BEGIN

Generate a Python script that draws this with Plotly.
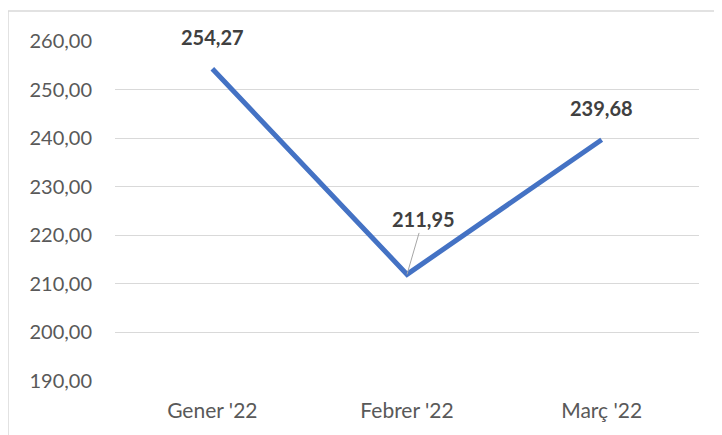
import plotly.graph_objects as go

categories = ["Gener '22", "Febrer '22", "Març '22"]
values = [254.27, 211.95, 239.68]
labels = ["254,27", "211,95", "239,68"]
y_ticks = [190, 200, 210, 220, 230, 240, 250, 260]

fig = go.Figure()
fig.add_trace(go.Scatter(
    x=categories, y=values, mode="lines",
    line=dict(color="#4472C4", width=5),
    hoverinfo="skip", showlegend=False,
))

annotations = []
for i, (c, v, t) in enumerate(zip(categories, values, labels)):
    if i == 1:
        annotations.append(dict(
            x=c, y=v, xref="x", yref="y", text=f"<b>{t}</b>",
            showarrow=True, arrowhead=0, arrowwidth=1, arrowcolor="#A6A6A6",
            ax=16, ay=-55, font=dict(family="Lato", size=20, color="#404040"),
        ))
    else:
        annotations.append(dict(
            x=c, y=v, xref="x", yref="y", text=f"<b>{t}</b>",
            showarrow=False, yshift=32,
            font=dict(family="Lato", size=20, color="#404040"),
        ))

fig.update_layout(
    width=722, height=435,
    margin=dict(l=107, r=31, t=33, b=62),
    paper_bgcolor="white", plot_bgcolor="white",
    separators=",.",
    font=dict(family="Lato", size=20, color="#595959"),
    annotations=annotations,
    shapes=[
        dict(type="line", xref="paper", yref="paper", x0=-107/584, x1=1.2, y0=1 + 30/340, y1=1 + 30/340,
             line=dict(color="#D9D9D9", width=1.5)),
        dict(type="line", xref="paper", yref="paper", x0=-107/584, x1=-107/584, y0=-0.3, y1=1 + 30/340,
             line=dict(color="#D9D9D9", width=1.5)),
    ],
    xaxis=dict(
        type="category", range=[-0.5, 2.5], showgrid=False, zeroline=False,
        showline=False, ticks="", ticklabelstandoff=15,
        tickfont=dict(size=21, color="#595959"),
    ),
    yaxis=dict(
        range=[190, 260], tickvals=y_ticks, tickformat=".2f",
        showgrid=True, gridcolor="#D9D9D9", gridwidth=1.3, zeroline=False,
        showline=False, ticks="", ticklabelstandoff=22,
        tickfont=dict(size=20, color="#595959"),
    ),
)

fig.write_html("out.html")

END

● **To do**
Pictures stay out. Repeat only the lines from the beginning of the data through the line that has "y_ticks = [190, 200, 210, 220, 230, 240, 250, 260]".

● **Answer for this exercise**
Generate a Python script that draws this with Plotly.
import plotly.graph_objects as go

categories = ["Gener '22", "Febrer '22", "Març '22"]
values = [254.27, 211.95, 239.68]
labels = ["254,27", "211,95", "239,68"]
y_ticks = [190, 200, 210, 220, 230, 240, 250, 260]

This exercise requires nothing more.